In the background, a new match is starting between teams called Subaru of Bend and the Blacked-out Bank Robbers.
Webb shouts “Dodgeball!” and throws down his arms.
Bass-heavy music fills the well-lit school gym, and the game is on.
Blacked-out Bank Robbers, a team of employees from Bend’s Powder House ski shop, is dressed in various denim attire for a 1950s street-gang effect. And Subaru of Bend team members are all wearing white and black T-shirts with the letters SOB printed on them. The teams ease into play and at first all the throwing seems random. But after several games, the team members are attacking together. They wait for the right moment, then all fling balls at the same time.
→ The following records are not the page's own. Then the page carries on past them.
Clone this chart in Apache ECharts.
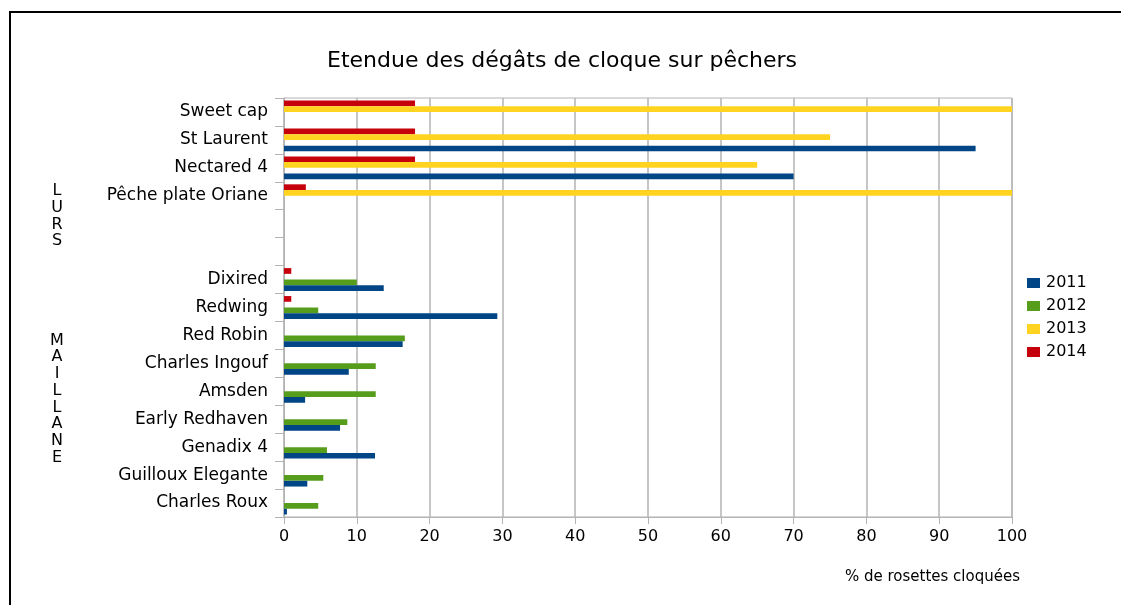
<!DOCTYPE html>
<html>
<head>
<meta charset="utf-8">
<script src="https://cdn.jsdelivr.net/npm/echarts@6/dist/echarts.min.js"></script>
<style>
html,body{margin:0;padding:0;background:#fff;}
#chart{width:1121px;height:605px;}
</style>
</head>
<body>
<div id="chart"></div>
<script>
// Categories listed top to bottom as they appear in the chart
const categories = ['Sweet cap', 'St Laurent', 'Nectared 4', 'Pêche plate Oriane', ' ', '  ',
  'Dixired', 'Redwing', 'Red Robin', 'Charles Ingouf', 'Amsden', 'Early Redhaven',
  'Genadix 4', 'Guilloux Elegante', 'Charles Roux'];
const years = ['2011', '2012', '2013', '2014'];
const values2011 = [null, 95, 70, null, null, null, 13.7, 29.3, 16.3, 8.9, 2.9, 7.7, 12.5, 3.2, 0.4];
const values2012 = [null, null, null, null, null, null, 10, 4.7, 16.6, 12.6, 12.6, 8.7, 5.9, 5.4, 4.7];
const values2013 = [100, 75, 65, 100, null, null, null, null, null, null, null, null, null, null, null];
const values2014 = [18, 18, 18, 3, null, null, 1, 1, null, null, null, null, null, null, null];
const xTicks = ['0','10','20','30','40','50','60','70','80','90','100'];
const colors = ['#004586', '#579d1c', '#ffd320', '#c5000b'];

const FONT = 'DejaVu Sans';
const seriesValues = [values2011, values2012, values2013, values2014];
// ECharts places the first bar series at the top of each band; reverse so 2011 is at the bottom
const order = [3, 2, 1, 0];
const chart = echarts.init(document.getElementById('chart'));
chart.setOption({
  animation: false,
  backgroundColor: '#ffffff',
  textStyle: { fontFamily: FONT },
  title: {
    text: 'Etendue des dégâts de cloque sur pêchers',
    left: 557, textAlign: 'center', top: 45,
    textStyle: { fontFamily: FONT, fontSize: 22, fontWeight: 'normal', color: '#000' }
  },
  legend: {
    orient: 'vertical', left: 1022, top: 270,
    itemWidth: 13, itemHeight: 10, itemGap: 7,
    icon: 'rect',
    data: years,
    textStyle: { fontFamily: FONT, fontSize: 16, color: '#000', padding: [0, 0, 0, 1] }
  },
  grid: {
    left: 284, top: 98, width: 728, height: 419,
    show: true, borderColor: '#b3b3b3', borderWidth: 1
  },
  xAxis: {
    type: 'value', min: 0, max: 100, interval: 10,
    axisLine: { show: true, lineStyle: { color: '#b3b3b3' } },
    axisTick: { show: true, length: 7, lineStyle: { color: '#b3b3b3' } },
    splitLine: { show: true, lineStyle: { color: '#b3b3b3', width: 1.5 } },
    axisLabel: { fontFamily: FONT, fontSize: 16, color: '#000', margin: 12,
      formatter: (v) => xTicks[Math.round(v / 10)] }
  },
  yAxis: {
    type: 'category',
    data: categories.slice().reverse(),
    axisLine: { show: true, lineStyle: { color: '#b3b3b3' } },
    axisTick: { show: true, length: 9, lineStyle: { color: '#b3b3b3' } },
    axisLabel: { fontFamily: FONT, fontSize: 17, color: '#000', margin: 16, interval: 0 }
  },
  graphic: [
    { type: 'rect', shape: { x: 10, y: 12, width: 1300, height: 800 },
      style: { fill: 'none', stroke: '#000', lineWidth: 2 }, silent: true },
    { type: 'text', x: 57, y: 216,
      style: { text: 'L\nU\nR\nS', font: '16px "DejaVu Sans"', fill: '#000',
        textAlign: 'center', textVerticalAlign: 'middle', lineHeight: 16.7 } },
    { type: 'text', x: 57, y: 399,
      style: { text: 'M\nA\nI\nL\nL\nA\nN\nE', font: '16px "DejaVu Sans"', fill: '#000',
        textAlign: 'center', textVerticalAlign: 'middle', lineHeight: 16.7 } },
    { type: 'text', x: 1020, y: 577,
      style: { text: '% de rosettes cloquées', font: '15px "DejaVu Sans"', fill: '#000',
        textAlign: 'right', textVerticalAlign: 'middle' } }
  ],
  series: order.map((i) => ({
    name: years[i], type: 'bar',
    data: seriesValues[i].slice().reverse(),
    itemStyle: { color: colors[i] },
    barGap: '0%', barCategoryGap: '18%'
  }))
});
</script>
</body>
</html>
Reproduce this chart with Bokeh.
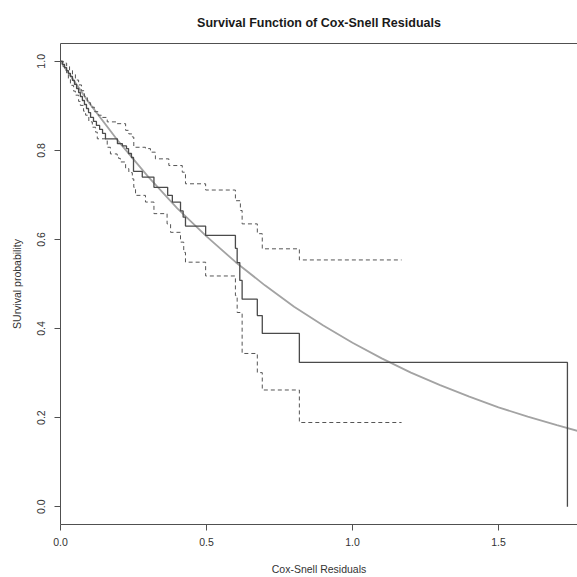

“It’s a lot of work,” says SOB’s Bob Tippet, 50, of Bend, moments after getting slammed in the face with a ball. “It’s physical: running, jumping — and making sure the ball doesn’t hit you in the face like it did me. I was out by myself and three balls came at one time; it’s hard to watch all three of them. It kind of upset me for a second, but it’s all in good fun.”
After the game is over, players come off the court a bit battered and bruised, some limping. But every one of them is smiling. After all, it is just dodgeball.
“It’s one of those old school-ground sports you played when you were 8, 9, 10 years old,” says Ray Chapa, 54, of Bend, who plays for the Subaru team. “And at that time you had no worries at all. ... And your future was bright and rosy. It kind of brings that feeling back when you are out here. You just forget everything.
“All you do is take your opponent’s head off.”